> _Task description_:
Your job is to return the lines between the line holding "Rebuild this diagram" and the line holding "(p3) at (458,262);", inclusive, exactly and with no pictures.

> _Material for the task_:
((
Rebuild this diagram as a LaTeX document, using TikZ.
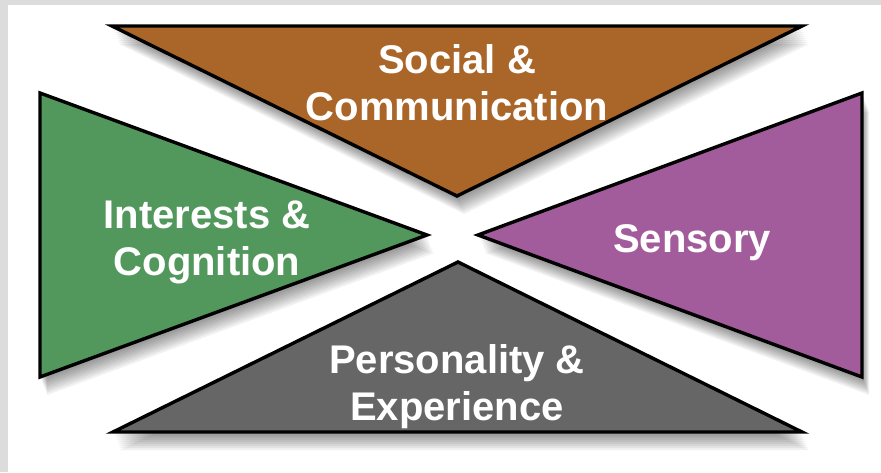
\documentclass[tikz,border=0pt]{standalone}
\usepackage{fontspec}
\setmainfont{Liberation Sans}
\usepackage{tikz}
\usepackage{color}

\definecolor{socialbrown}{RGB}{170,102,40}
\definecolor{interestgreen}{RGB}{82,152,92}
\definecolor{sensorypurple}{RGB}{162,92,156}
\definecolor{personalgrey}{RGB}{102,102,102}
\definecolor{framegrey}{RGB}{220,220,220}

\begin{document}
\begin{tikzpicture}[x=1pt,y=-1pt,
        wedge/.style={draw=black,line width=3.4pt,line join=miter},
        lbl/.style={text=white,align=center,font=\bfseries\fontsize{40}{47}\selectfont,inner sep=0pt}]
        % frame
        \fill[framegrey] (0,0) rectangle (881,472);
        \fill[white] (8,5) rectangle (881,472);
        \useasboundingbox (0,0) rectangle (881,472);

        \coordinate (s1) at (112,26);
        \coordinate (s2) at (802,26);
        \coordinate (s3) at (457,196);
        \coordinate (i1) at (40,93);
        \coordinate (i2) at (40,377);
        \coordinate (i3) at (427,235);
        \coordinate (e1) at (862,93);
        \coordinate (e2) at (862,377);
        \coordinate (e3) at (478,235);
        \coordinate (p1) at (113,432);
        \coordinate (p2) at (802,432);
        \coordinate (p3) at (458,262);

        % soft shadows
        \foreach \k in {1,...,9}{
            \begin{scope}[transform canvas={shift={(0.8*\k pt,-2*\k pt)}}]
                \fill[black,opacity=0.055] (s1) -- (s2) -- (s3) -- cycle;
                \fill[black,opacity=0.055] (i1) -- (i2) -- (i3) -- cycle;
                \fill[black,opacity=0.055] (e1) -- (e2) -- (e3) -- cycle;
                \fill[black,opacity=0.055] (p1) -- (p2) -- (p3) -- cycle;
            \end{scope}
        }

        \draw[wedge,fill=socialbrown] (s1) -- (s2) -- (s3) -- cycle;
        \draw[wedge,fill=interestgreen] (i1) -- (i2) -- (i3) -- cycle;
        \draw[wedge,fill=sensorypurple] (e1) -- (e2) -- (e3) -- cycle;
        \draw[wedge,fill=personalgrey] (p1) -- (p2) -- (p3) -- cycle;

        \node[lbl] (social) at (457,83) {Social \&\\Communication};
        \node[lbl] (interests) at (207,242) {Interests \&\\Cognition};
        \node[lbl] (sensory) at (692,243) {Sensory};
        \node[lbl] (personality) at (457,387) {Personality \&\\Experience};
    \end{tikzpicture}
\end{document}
))
((
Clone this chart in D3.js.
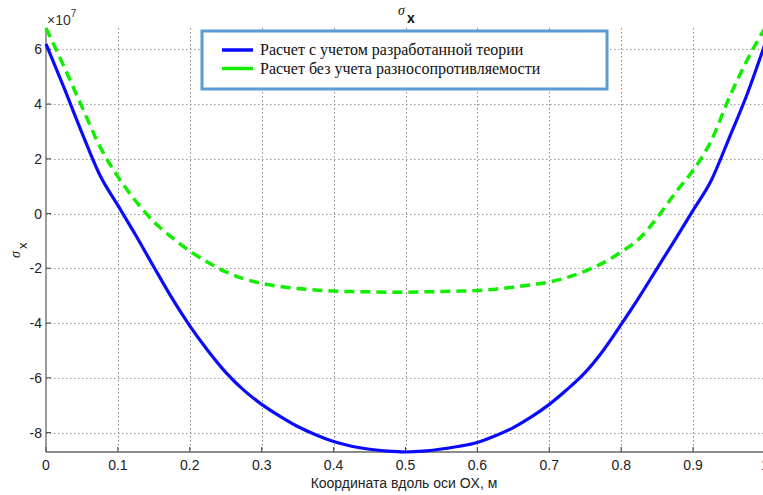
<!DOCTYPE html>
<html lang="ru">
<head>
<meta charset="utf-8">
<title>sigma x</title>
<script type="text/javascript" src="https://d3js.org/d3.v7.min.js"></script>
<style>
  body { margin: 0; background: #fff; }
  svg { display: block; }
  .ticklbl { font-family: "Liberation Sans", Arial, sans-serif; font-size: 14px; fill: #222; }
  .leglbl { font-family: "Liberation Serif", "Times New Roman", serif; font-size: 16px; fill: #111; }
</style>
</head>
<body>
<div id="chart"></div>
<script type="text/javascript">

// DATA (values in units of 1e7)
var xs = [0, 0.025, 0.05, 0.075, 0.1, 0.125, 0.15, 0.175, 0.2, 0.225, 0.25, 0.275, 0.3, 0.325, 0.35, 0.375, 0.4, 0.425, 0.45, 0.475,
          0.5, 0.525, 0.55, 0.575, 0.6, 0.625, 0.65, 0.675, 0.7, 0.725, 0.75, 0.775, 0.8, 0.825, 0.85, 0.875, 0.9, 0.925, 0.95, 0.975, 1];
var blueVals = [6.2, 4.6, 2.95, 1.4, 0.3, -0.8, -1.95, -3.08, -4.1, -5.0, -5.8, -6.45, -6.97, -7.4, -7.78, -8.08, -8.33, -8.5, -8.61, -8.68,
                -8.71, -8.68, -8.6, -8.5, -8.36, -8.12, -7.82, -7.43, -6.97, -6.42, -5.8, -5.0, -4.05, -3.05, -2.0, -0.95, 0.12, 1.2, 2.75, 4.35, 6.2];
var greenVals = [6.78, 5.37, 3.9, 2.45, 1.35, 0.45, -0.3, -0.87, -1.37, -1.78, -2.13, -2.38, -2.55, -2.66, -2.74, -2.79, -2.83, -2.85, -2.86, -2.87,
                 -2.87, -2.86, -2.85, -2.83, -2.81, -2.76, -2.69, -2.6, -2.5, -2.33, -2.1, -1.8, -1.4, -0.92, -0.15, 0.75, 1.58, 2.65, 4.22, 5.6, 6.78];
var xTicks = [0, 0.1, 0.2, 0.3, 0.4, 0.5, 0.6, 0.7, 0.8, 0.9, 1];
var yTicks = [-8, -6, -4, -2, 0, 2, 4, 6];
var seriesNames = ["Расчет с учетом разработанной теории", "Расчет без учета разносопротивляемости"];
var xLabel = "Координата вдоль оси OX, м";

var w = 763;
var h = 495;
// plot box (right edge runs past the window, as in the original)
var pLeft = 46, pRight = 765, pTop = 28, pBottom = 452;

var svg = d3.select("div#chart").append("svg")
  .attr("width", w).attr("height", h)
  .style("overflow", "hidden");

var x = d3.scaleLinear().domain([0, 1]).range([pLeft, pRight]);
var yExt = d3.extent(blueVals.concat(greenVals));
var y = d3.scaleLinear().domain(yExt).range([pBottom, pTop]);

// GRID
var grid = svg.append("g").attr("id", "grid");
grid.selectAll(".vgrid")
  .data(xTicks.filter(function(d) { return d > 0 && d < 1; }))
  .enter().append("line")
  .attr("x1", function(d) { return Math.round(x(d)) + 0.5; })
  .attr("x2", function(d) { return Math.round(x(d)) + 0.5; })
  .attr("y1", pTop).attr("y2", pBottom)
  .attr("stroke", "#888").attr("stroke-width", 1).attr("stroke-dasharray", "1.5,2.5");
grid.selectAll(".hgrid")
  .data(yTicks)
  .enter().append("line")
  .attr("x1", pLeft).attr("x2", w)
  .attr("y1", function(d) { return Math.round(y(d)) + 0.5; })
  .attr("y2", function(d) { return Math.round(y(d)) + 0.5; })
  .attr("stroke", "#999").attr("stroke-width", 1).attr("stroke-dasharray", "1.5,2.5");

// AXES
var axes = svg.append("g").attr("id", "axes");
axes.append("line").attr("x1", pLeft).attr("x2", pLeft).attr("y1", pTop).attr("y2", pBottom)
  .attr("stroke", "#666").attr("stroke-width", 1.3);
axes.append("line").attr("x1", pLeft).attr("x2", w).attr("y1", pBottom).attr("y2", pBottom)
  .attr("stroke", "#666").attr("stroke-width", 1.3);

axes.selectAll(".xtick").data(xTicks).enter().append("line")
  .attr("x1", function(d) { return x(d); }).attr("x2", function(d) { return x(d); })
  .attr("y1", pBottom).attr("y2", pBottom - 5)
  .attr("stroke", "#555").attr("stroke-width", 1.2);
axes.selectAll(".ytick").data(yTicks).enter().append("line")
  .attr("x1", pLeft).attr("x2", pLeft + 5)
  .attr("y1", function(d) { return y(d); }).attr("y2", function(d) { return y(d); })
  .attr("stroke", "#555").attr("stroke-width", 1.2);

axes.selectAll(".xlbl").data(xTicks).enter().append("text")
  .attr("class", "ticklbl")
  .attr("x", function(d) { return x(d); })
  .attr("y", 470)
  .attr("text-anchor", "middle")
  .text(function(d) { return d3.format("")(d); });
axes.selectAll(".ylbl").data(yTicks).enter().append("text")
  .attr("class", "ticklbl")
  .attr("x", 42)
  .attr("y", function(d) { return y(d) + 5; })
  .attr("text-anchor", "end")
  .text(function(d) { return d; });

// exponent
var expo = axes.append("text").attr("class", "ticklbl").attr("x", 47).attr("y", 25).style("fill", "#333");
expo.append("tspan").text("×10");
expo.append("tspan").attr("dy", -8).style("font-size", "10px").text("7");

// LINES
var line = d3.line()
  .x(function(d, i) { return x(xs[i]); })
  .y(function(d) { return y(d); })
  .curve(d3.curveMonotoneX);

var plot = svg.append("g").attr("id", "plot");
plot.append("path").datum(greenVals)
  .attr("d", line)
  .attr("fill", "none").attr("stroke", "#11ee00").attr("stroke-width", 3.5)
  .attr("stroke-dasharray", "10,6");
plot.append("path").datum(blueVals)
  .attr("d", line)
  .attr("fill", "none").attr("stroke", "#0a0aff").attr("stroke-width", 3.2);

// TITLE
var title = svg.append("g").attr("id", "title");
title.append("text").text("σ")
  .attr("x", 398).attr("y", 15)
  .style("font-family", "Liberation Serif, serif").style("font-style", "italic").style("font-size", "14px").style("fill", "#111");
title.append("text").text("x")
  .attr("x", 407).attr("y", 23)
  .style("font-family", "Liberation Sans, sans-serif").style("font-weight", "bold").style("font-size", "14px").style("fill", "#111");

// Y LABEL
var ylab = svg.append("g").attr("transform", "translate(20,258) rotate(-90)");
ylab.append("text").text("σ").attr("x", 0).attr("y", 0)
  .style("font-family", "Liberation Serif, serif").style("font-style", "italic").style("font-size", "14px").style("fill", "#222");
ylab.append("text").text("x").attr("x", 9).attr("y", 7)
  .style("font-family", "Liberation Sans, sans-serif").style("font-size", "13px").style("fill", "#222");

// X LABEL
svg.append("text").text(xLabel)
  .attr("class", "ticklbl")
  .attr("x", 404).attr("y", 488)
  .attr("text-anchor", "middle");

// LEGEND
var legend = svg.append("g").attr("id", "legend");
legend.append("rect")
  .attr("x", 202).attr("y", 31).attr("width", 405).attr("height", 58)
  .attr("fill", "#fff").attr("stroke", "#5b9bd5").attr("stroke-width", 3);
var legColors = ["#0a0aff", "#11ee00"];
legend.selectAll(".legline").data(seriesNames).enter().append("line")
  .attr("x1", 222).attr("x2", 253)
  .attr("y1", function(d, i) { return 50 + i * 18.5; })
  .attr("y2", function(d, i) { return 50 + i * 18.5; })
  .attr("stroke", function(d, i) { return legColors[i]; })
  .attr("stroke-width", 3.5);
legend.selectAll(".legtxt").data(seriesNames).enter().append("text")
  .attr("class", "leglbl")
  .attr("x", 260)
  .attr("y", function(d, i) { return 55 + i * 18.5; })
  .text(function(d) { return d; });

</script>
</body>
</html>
))
((
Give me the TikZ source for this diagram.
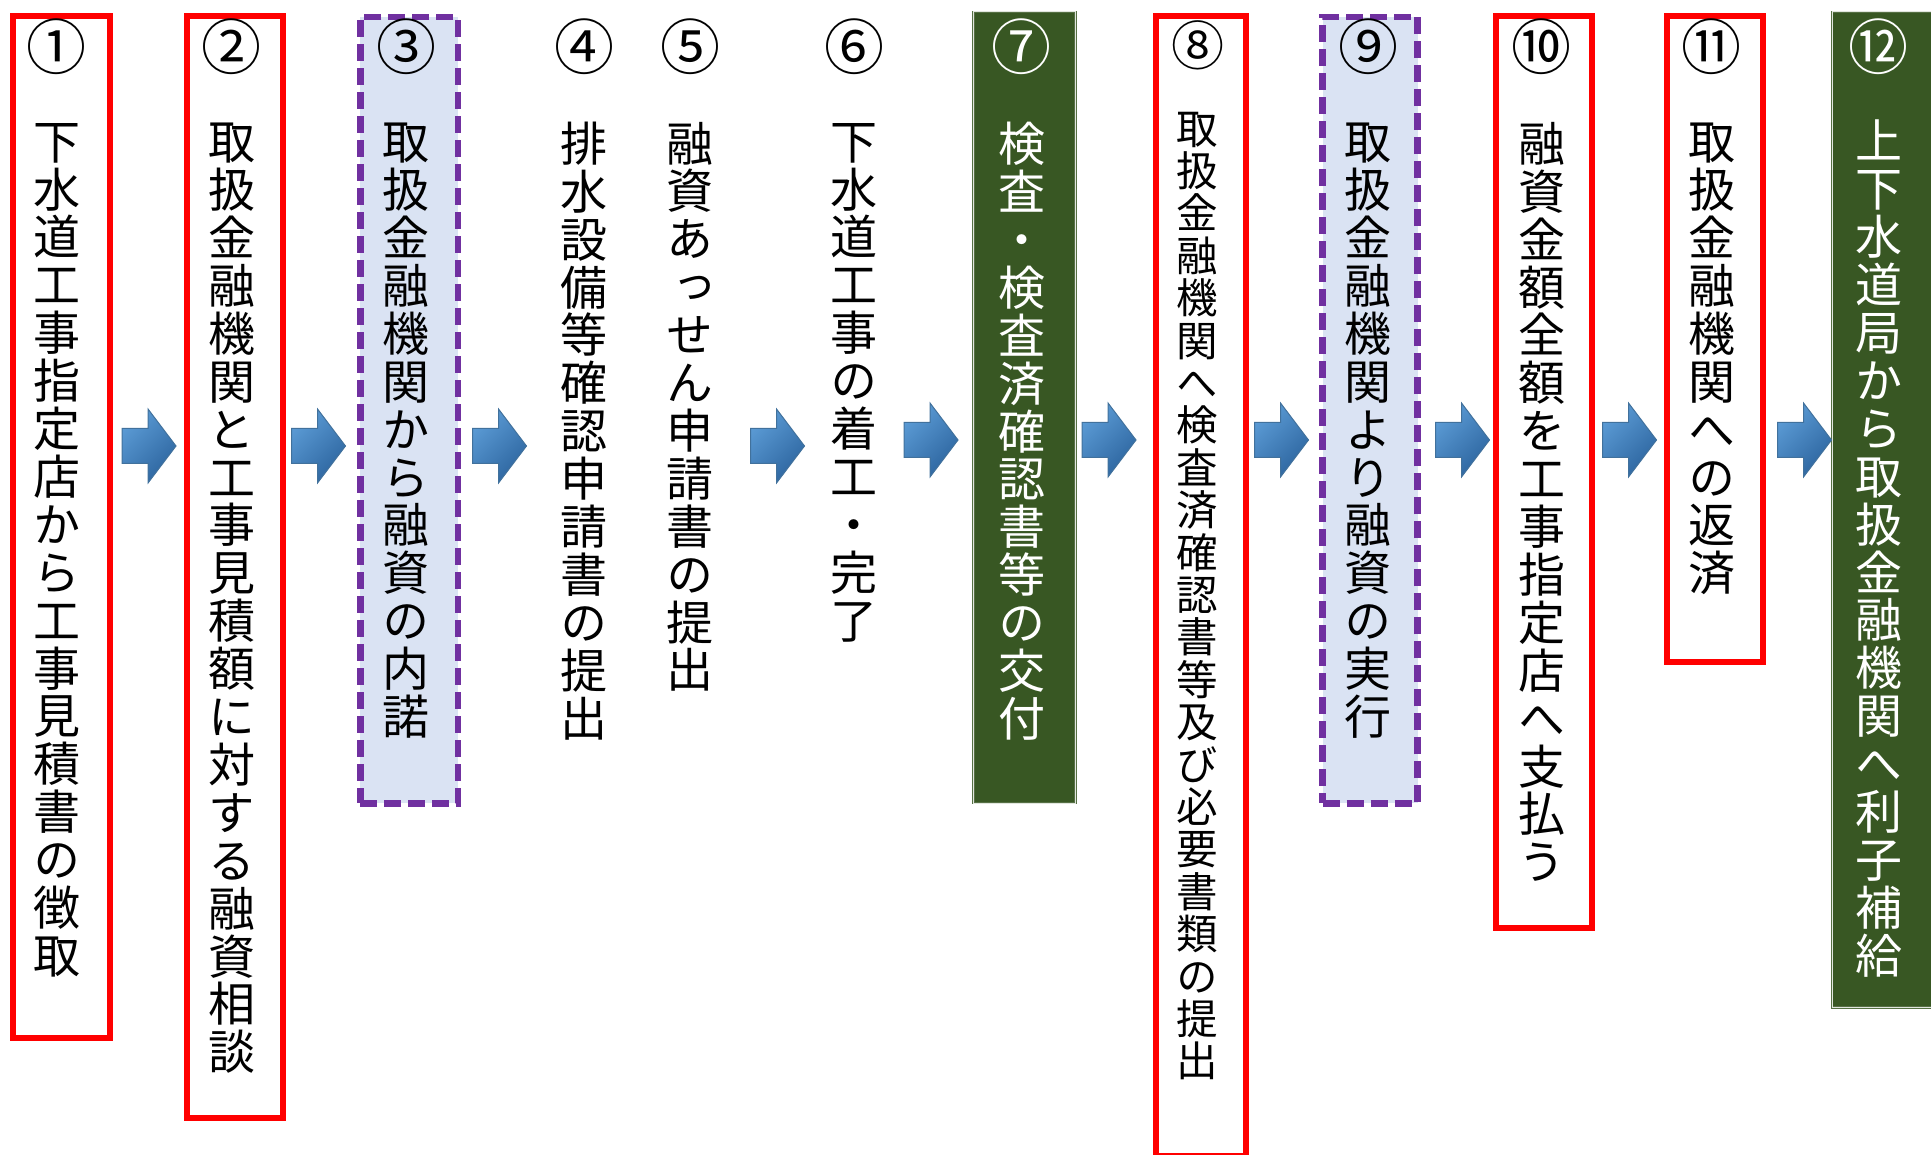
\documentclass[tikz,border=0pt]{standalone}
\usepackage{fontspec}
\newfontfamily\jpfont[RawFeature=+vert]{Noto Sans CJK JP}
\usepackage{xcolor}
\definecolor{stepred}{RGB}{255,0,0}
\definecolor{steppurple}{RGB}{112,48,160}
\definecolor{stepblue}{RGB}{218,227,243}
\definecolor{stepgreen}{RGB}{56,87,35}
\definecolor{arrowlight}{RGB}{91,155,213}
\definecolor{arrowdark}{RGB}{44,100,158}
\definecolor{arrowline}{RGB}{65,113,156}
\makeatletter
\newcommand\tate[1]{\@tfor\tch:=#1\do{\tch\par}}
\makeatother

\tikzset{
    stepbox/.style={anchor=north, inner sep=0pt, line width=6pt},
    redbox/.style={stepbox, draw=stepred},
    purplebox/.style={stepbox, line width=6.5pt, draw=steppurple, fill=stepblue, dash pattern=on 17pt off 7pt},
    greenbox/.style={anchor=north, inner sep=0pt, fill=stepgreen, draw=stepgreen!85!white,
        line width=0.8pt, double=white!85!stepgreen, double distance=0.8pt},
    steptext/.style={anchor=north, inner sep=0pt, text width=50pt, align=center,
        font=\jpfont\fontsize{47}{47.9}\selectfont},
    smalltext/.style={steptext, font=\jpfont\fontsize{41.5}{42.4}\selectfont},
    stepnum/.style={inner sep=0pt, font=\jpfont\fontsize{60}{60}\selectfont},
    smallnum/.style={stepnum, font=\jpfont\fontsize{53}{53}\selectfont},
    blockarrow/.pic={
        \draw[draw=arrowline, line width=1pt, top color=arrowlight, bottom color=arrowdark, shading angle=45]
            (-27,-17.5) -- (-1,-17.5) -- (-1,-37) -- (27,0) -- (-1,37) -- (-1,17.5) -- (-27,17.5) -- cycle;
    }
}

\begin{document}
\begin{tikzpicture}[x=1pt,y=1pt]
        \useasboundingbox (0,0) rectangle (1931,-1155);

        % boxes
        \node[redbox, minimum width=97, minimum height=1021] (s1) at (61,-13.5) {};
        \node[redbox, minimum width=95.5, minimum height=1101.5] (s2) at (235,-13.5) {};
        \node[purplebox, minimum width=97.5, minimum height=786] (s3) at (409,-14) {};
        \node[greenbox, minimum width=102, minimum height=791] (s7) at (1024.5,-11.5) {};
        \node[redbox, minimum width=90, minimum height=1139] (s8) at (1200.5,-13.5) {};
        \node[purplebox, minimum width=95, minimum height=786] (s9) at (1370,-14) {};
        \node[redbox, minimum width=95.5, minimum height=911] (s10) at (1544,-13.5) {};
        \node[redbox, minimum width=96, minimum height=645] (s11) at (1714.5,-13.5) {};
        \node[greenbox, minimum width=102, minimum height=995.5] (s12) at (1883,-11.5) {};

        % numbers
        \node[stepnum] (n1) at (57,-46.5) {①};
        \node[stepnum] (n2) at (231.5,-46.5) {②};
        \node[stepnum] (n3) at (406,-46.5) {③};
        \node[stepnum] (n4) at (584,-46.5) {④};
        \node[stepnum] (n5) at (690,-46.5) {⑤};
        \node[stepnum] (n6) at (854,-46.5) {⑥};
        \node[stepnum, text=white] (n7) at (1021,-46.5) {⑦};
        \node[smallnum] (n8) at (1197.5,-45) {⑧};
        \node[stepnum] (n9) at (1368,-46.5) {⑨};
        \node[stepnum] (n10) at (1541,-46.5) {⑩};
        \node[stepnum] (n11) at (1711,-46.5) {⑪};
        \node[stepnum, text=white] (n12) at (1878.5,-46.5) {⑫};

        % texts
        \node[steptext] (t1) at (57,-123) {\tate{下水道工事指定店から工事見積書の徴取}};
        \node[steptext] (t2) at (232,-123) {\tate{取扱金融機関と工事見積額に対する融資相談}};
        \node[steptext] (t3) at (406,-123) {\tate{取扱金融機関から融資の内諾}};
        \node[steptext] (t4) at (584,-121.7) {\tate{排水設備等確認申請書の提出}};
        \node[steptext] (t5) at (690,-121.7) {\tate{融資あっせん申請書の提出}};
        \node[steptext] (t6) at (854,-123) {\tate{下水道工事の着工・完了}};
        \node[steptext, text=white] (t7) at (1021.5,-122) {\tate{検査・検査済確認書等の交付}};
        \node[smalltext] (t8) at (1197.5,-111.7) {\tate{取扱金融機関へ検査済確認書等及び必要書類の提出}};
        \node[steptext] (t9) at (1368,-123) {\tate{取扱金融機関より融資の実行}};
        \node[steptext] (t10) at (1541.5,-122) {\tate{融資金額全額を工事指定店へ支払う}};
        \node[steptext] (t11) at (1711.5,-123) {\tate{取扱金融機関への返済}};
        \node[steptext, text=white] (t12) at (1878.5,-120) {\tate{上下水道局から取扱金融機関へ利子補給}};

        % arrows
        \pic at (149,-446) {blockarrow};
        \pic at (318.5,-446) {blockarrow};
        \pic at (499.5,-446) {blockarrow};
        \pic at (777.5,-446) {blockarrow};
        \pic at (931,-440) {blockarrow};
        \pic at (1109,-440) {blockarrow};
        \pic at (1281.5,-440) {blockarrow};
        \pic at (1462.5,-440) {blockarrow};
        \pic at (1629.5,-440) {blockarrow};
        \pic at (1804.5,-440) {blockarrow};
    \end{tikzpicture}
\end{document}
))
> _The reply_:
Rebuild this diagram as a LaTeX document, using TikZ.
\documentclass[tikz,border=0pt]{standalone}
\usepackage{fontspec}
\setmainfont{Liberation Sans}
\usepackage{tikz}
\usepackage{color}

\definecolor{socialbrown}{RGB}{170,102,40}
\definecolor{interestgreen}{RGB}{82,152,92}
\definecolor{sensorypurple}{RGB}{162,92,156}
\definecolor{personalgrey}{RGB}{102,102,102}
\definecolor{framegrey}{RGB}{220,220,220}

\begin{document}
\begin{tikzpicture}[x=1pt,y=-1pt,
        wedge/.style={draw=black,line width=3.4pt,line join=miter},
        lbl/.style={text=white,align=center,font=\bfseries\fontsize{40}{47}\selectfont,inner sep=0pt}]
        % frame
        \fill[framegrey] (0,0) rectangle (881,472);
        \fill[white] (8,5) rectangle (881,472);
        \useasboundingbox (0,0) rectangle (881,472);

        \coordinate (s1) at (112,26);
        \coordinate (s2) at (802,26);
        \coordinate (s3) at (457,196);
        \coordinate (i1) at (40,93);
        \coordinate (i2) at (40,377);
        \coordinate (i3) at (427,235);
        \coordinate (e1) at (862,93);
        \coordinate (e2) at (862,377);
        \coordinate (e3) at (478,235);
        \coordinate (p1) at (113,432);
        \coordinate (p2) at (802,432);
        \coordinate (p3) at (458,262);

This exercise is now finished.